Gilda and I first toured Belcourt back in the mid 1970s. It was part of an idyllic vacation, still fondly recalled for the thick and delicious clam chowder we enjoyed at the Black Pearl restaurant on Newport’s waterfront. Our next visit to Belcourt was a family affair, part of a weekend conference my magazine co-hosted with Digital Equipment Corp. in the 1990s. For about a decade we together sponsored the Retail Innovation Technology Award (The RITA). We invited a half dozen retailers, and their significant others, to a judging venue, either on Cape Cod or Newport. Dan and Ellie would join Gilda and me for the weekend, though on this trip to Newport only a pre-teenage Ellie came along.

To be sure, these judging weekends could be compared to congressional junkets. We did a lot more socializing and entertaining than judging, but as in most industries, retailing and publishing laid their foundation on the building of relationships. Thus, in late June, we enjoyed a beautiful sun-filled weekend in Newport. Gary Finerty, my counterpart at Digital, had an in with someone at Trinity Church who provided access to the top of the steeple overlooking the harbor and city. Gilda still recalls with fright the climb on a vertical ladder to the cramped pinnacle of the church.  

But the highlight of the weekend was our Saturday night dinner at Belcourt Castle, in the same room pictured in The Times. It’s not the food I remember, but rather an abridged but fine production of Phantom of the Opera performed for our modest group of maybe 20 guests. The Gothic ambiance, the cast walking around us or appearing in a balcony above the floor, and chandeliers, of course, chandeliers suspended above our table by long, very long chords. It was, simply, a night to remember, not the least of which was seeing the dazzle and awe in Ellie’s eyes. Perhaps that’s what inspired Ellie to become a leading lady in theater productions during her teenage years.

Are You Carrying Today?: Thursday’s Times also carried a article in the Business section about Starbucks’ decision to ask customers not to carry guns inside its stores or in its outdoor seating areas. The article noted that in his Doonesbury comic strip Gary Trudeau lampooned the company’s prior policy to adhere to local laws, many of which permit guns to be openly carried. The Times referenced one comic strip panel in which a barista greeted a customer with “Welcome to Starbucks, sir. Would you be openly carrying a weapon today?” (

Let’s avoid the gun control debate for now while I recount an incident during Gilda’s and my trip to Israel in 2003. It was during the second Intifada. As I inched our car up to the entrance of the parking garage of the shopping center in a high rise building in Tel Aviv, we saw security guards carefully checking each vehicle, looking inside each trunk, extending an elongated mirror under each chassis. 

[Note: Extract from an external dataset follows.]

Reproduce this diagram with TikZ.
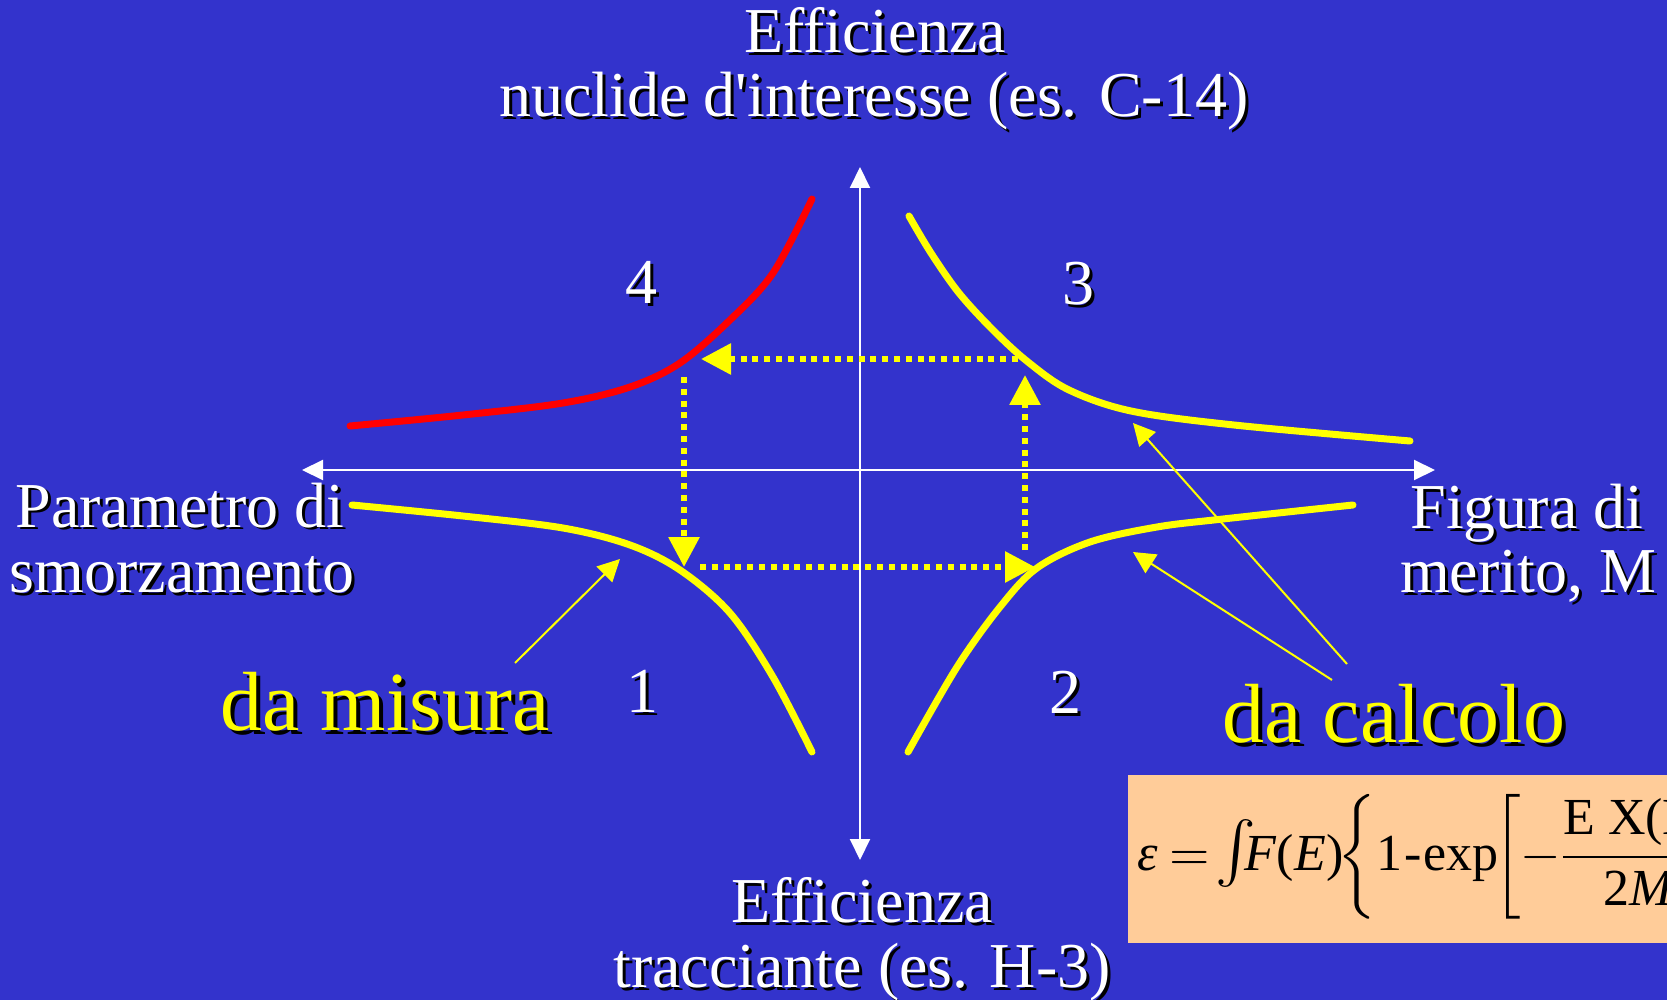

I’m fluent in Hebrew but was unprepared for the question posed by one of the guards. “Are you carrying a weapon?,” he asked. I hesitated at the seemingly contradictory reality that a country intent on stopping surprise shootings saw no conflict with its citizenry packing heat in public places. Quickly the guard sized up the situation and asked again, this time in English. No, I was not armed. Never have been. Hope to never be. 

But for Israelis, carrying arms is second nature. Back in 1976, our friends Yakov and Chaya drove us from the Galilee to Jerusalem via the West Bank. Before we left Yakov’s parents’ kibbutz, his mother asked him to be careful. He touched Chaya’s pocketbook to indicate his Uzi was inside. I’d like to say we were reassured, but if so, it was only slightly.  

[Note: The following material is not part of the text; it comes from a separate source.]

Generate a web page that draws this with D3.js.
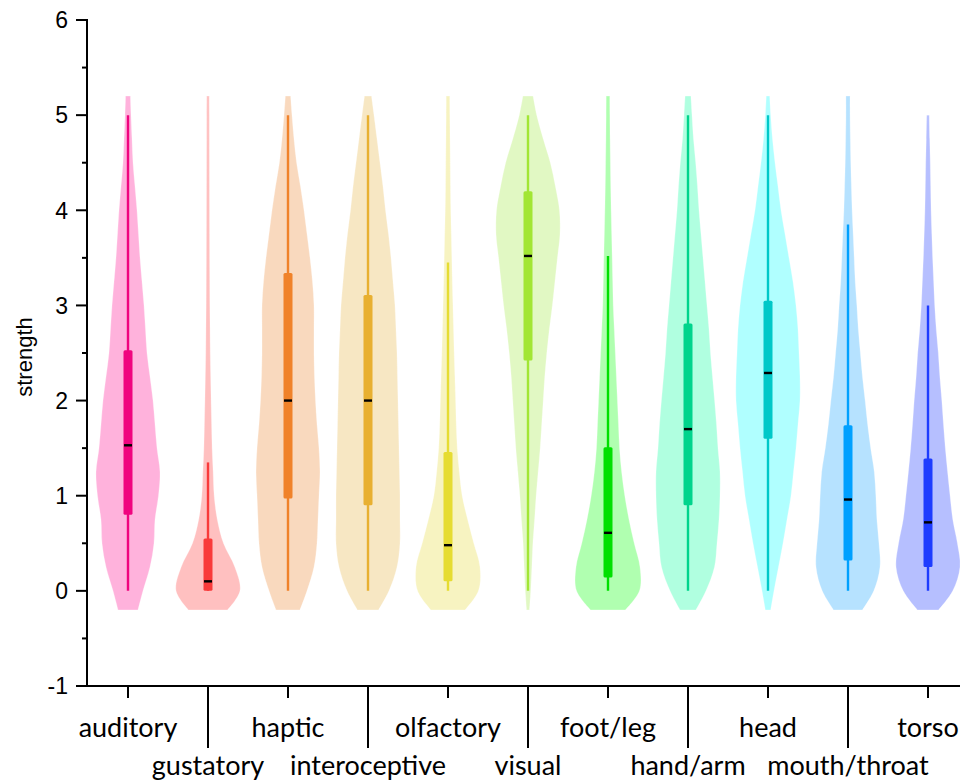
<!DOCTYPE html>
<html>
<head>
<meta charset="utf-8">
<script src="https://cdn.jsdelivr.net/npm/d3@7"></script>
<style>
  html, body { margin: 0; padding: 0; background: #fff; }
  svg { display: block; }
</style>
</head>
<body>
<svg id="chart" width="960" height="781"></svg>
<script>
// ---- data ----
const categories = ["auditory","gustatory","haptic","interoceptive","olfactory","visual","foot/leg","hand/arm","head","mouth/throat","torso"];
const yTicks = [-1, 0, 1, 2, 3, 4, 5, 6];
const fillColors = ["#ffb2dc","#ffc0c0","#f9d9be","#f7e7c3","#f7f3c1","#e1f8c3","#b0ffb0","#b0ffe0","#b0ffff","#b6e2ff","#b6bfff"];
const boxColors  = ["#f0047f","#f93a3a","#f0822a","#e8b031","#e6dc32","#a2e634","#00e000","#00d48c","#00c8c8","#00a0ff","#1e3cff"];

// box statistics
const whiskerLow  = [0, 0, 0, 0, 0, 0, 0, 0, 0, 0, 0];
const q1          = [0.80, 0.00, 0.97, 0.90, 0.10, 2.42, 0.14, 0.90, 1.60, 0.32, 0.25];
const medians     = [1.53, 0.10, 2.00, 2.00, 0.48, 3.52, 0.61, 1.70, 2.29, 0.96, 0.72];
const q3          = [2.53, 0.55, 3.34, 3.11, 1.46, 4.20, 1.51, 2.81, 3.05, 1.74, 1.39];
const whiskerHigh = [5.00, 1.35, 5.00, 5.00, 3.45, 5.00, 3.52, 5.00, 5.00, 3.85, 3.00];

// kernel density (relative) at these strength levels
const densityLevels = [-0.2, 0, 0.25, 0.5, 0.75, 1, 1.25, 1.5, 1.75, 2, 2.25, 2.5, 2.75, 3, 3.25, 3.5, 3.75, 4, 4.25, 4.5, 4.75, 5, 5.2];
const densAuditory      = [10, 15, 22, 26, 27, 30.5, 32, 29, 27, 25, 22, 19, 17.5, 16, 14, 12, 10.5, 9, 7, 5, 4, 3, 2.4];
const densGustatory     = [19, 31, 26, 15, 9, 6, 5, 4, 3.5, 3, 2.6, 2.2, 2, 1.8, 1.7, 1.6, 1.55, 1.5, 1.45, 1.4, 1.35, 1.3, 1.2];
const densHaptic        = [12, 19, 26, 29, 30, 31, 32, 31, 29, 27.5, 26.5, 26, 26, 26, 24.5, 22, 19, 16, 12.5, 8.6, 6, 4, 2.6];
const densInteroceptive = [10.6, 21, 29, 32, 32, 32, 31.5, 31, 30.5, 30, 29.5, 29, 28, 27, 25, 23, 20.5, 17.5, 15, 12, 9, 6, 3.5];
const densOlfactory     = [16.6, 29.5, 31, 25, 19, 13.7, 11, 9, 8, 7.4, 6.7, 6, 5.4, 4.8, 4.2, 3.7, 3.2, 2.7, 2.4, 2.2, 2, 1.8, 1.7];
const densVisual        = [1.4, 2.7, 3.8, 4.8, 6.5, 8, 10, 12, 13.5, 15, 16.5, 18.5, 21, 24, 26.5, 29, 31.5, 31, 27, 22, 15, 8.6, 5];
const densFootLeg       = [16.6, 30, 30.5, 25, 20, 16, 13, 11, 10, 9, 8, 7, 6, 5, 4.5, 4, 3.5, 3, 2.6, 2.3, 2, 1.8, 1.7];
const densHandArm       = [8, 18, 26.5, 29, 31, 32, 32, 30, 28.5, 26.6, 24.5, 22.5, 21, 19, 17, 15, 13, 11, 9.5, 7.7, 5.5, 4, 2.9];
const densHead          = [2.7, 6, 10.5, 15, 19, 23, 25.5, 28, 30, 32, 32, 31, 30, 28, 25, 21, 17, 13, 10, 7, 4.5, 2.7, 1.7];
const densMouthThroat   = [14, 25, 31, 30, 28, 27, 25.5, 22, 19, 16.6, 14, 12, 10, 8.6, 7, 6, 5, 4, 3.3, 2.7, 2.3, 2, 2];
const densTorso         = [10.3, 24, 31, 28.5, 24, 21.4, 19, 16.8, 15, 13.4, 11.5, 10, 8, 6.5, 5.5, 4.5, 3.7, 3, 2.6, 2.2, 1.7, 1.2, null];
const densities = [densAuditory, densGustatory, densHaptic, densInteroceptive, densOlfactory, densVisual,
                   densFootLeg, densHandArm, densHead, densMouthThroat, densTorso];

// ---- layout ----
const svg = d3.select("#chart");
const x = d3.scaleLinear().domain([0.5, 11.5]).range([88, 968]);
const y = d3.scaleLinear().domain([-1, 6]).range([686, 20]);
const halfWidthUnits = 0.4;   // max violin half width in category units
const boxWidth = 9, medWidth = 8;

const g = svg.append("g");

categories.forEach((cat, i) => {
  const cx = x(i + 1);
  const dens = densities[i];
  const pts = densityLevels.map((lv, k) => ({ lv, d: dens[k] })).filter(p => p.d != null);
  const w = d3.scaleLinear().domain([0, d3.max(pts, p => p.d)])
              .range([0, x(1 + halfWidthUnits) - x(1)]);
  const area = d3.area()
    .y(p => y(p.lv))
    .x0(p => cx - w(p.d))
    .x1(p => cx + w(p.d))
    .curve(d3.curveCatmullRom.alpha(0.5));
  g.append("path")
    .attr("d", area(pts))
    .attr("fill", fillColors[i])
    .attr("stroke", "#ffffff")
    .attr("stroke-opacity", 0.35)
    .attr("stroke-width", 0.8);

  // whisker
  g.append("line")
    .attr("x1", cx).attr("x2", cx)
    .attr("y1", y(whiskerLow[i])).attr("y2", y(whiskerHigh[i]))
    .attr("stroke", boxColors[i]).attr("stroke-width", 2.4);
  // box
  g.append("rect")
    .attr("x", cx - boxWidth / 2)
    .attr("y", y(q3[i]))
    .attr("width", boxWidth)
    .attr("height", y(q1[i]) - y(q3[i]))
    .attr("rx", 1.5)
    .attr("fill", boxColors[i]);
  // median
  g.append("rect")
    .attr("x", cx - medWidth / 2)
    .attr("y", y(medians[i]) - 1.2)
    .attr("width", medWidth)
    .attr("height", 2.4)
    .attr("fill", "#000");
});

// ---- y axis ----
const yAxis = svg.append("g");
yAxis.append("line")
  .attr("x1", 87).attr("x2", 87)
  .attr("y1", y(6) - 1).attr("y2", y(-1) + 1)
  .attr("stroke", "#000").attr("stroke-width", 2);
const minorTicks = d3.range(-1, 6, 1).map(v => v + 0.5);
yAxis.selectAll(".maj").data(yTicks).enter().append("line")
  .attr("x1", 76).attr("x2", 87)
  .attr("y1", d => y(d)).attr("y2", d => y(d))
  .attr("stroke", "#000").attr("stroke-width", 2);
yAxis.selectAll(".min").data(minorTicks).enter().append("line")
  .attr("x1", 82).attr("x2", 87)
  .attr("y1", d => y(d)).attr("y2", d => y(d))
  .attr("stroke", "#000").attr("stroke-width", 2);
yAxis.selectAll(".lab").data(yTicks).enter().append("text")
  .attr("x", 68).attr("y", d => y(d))
  .attr("dy", "0.36em")
  .attr("text-anchor", "end")
  .attr("font-family", "Liberation Sans, Arial, sans-serif")
  .attr("font-size", 23)
  .attr("fill", "#000")
  .text(d => d);

svg.append("text")
  .attr("transform", "translate(32,357) rotate(-90)")
  .attr("text-anchor", "middle")
  .attr("font-family", "Liberation Sans, Arial, sans-serif")
  .attr("font-size", 22)
  .attr("fill", "#000")
  .text("strength");

// ---- x axis ----
const xAxis = svg.append("g");
xAxis.append("line")
  .attr("x1", 86).attr("x2", 960)
  .attr("y1", y(-1)).attr("y2", y(-1))
  .attr("stroke", "#000").attr("stroke-width", 2);
categories.forEach((cat, i) => {
  const cx = x(i + 1);
  const odd = i % 2 === 0;
  xAxis.append("line")
    .attr("x1", cx).attr("x2", cx)
    .attr("y1", y(-1)).attr("y2", odd ? y(-1) + 12 : y(-1) + 62)
    .attr("stroke", "#000").attr("stroke-width", 2);
  xAxis.append("text")
    .attr("x", cx)
    .attr("y", odd ? 737 : 775)
    .attr("text-anchor", "middle")
    .attr("font-family", "Lato, 'Open Sans', sans-serif")
    .attr("font-size", 27)
    .attr("fill", "#000")
    .text(cat);
});
</script>
</body>
</html>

Beards of a Feather Flock Together: Gilda sent me an article from AMNY that Joe Lhota would become the first bearded mayor in 100 years if he is elected in November (

Seems there are some people who question the honesty of bearded men (probably bearded ladies as well, but that’s another story). Anyway, forgetting his politics for now, I don’t have any problems with Lhota sporting a beard. I’d be much more concerned if he practiced the comb-over on his shiny head. That definitely would send a message he was not to be trusted. 

Speaking of bearded men not to be trusted, here’s another story from Gilda, this time from The Forward. The ultra-Orthodox rabbis of a town in Israel have issued a ban on women running or attending zumba classes, even all-women sessions. To the rabbis’ way of thinking, zumba “is entirely at odds with both the ways of the Torah and the holiness of Israel, as are the songs associated to it.” (

Sometimes you just have to laugh at the foibles of religion. 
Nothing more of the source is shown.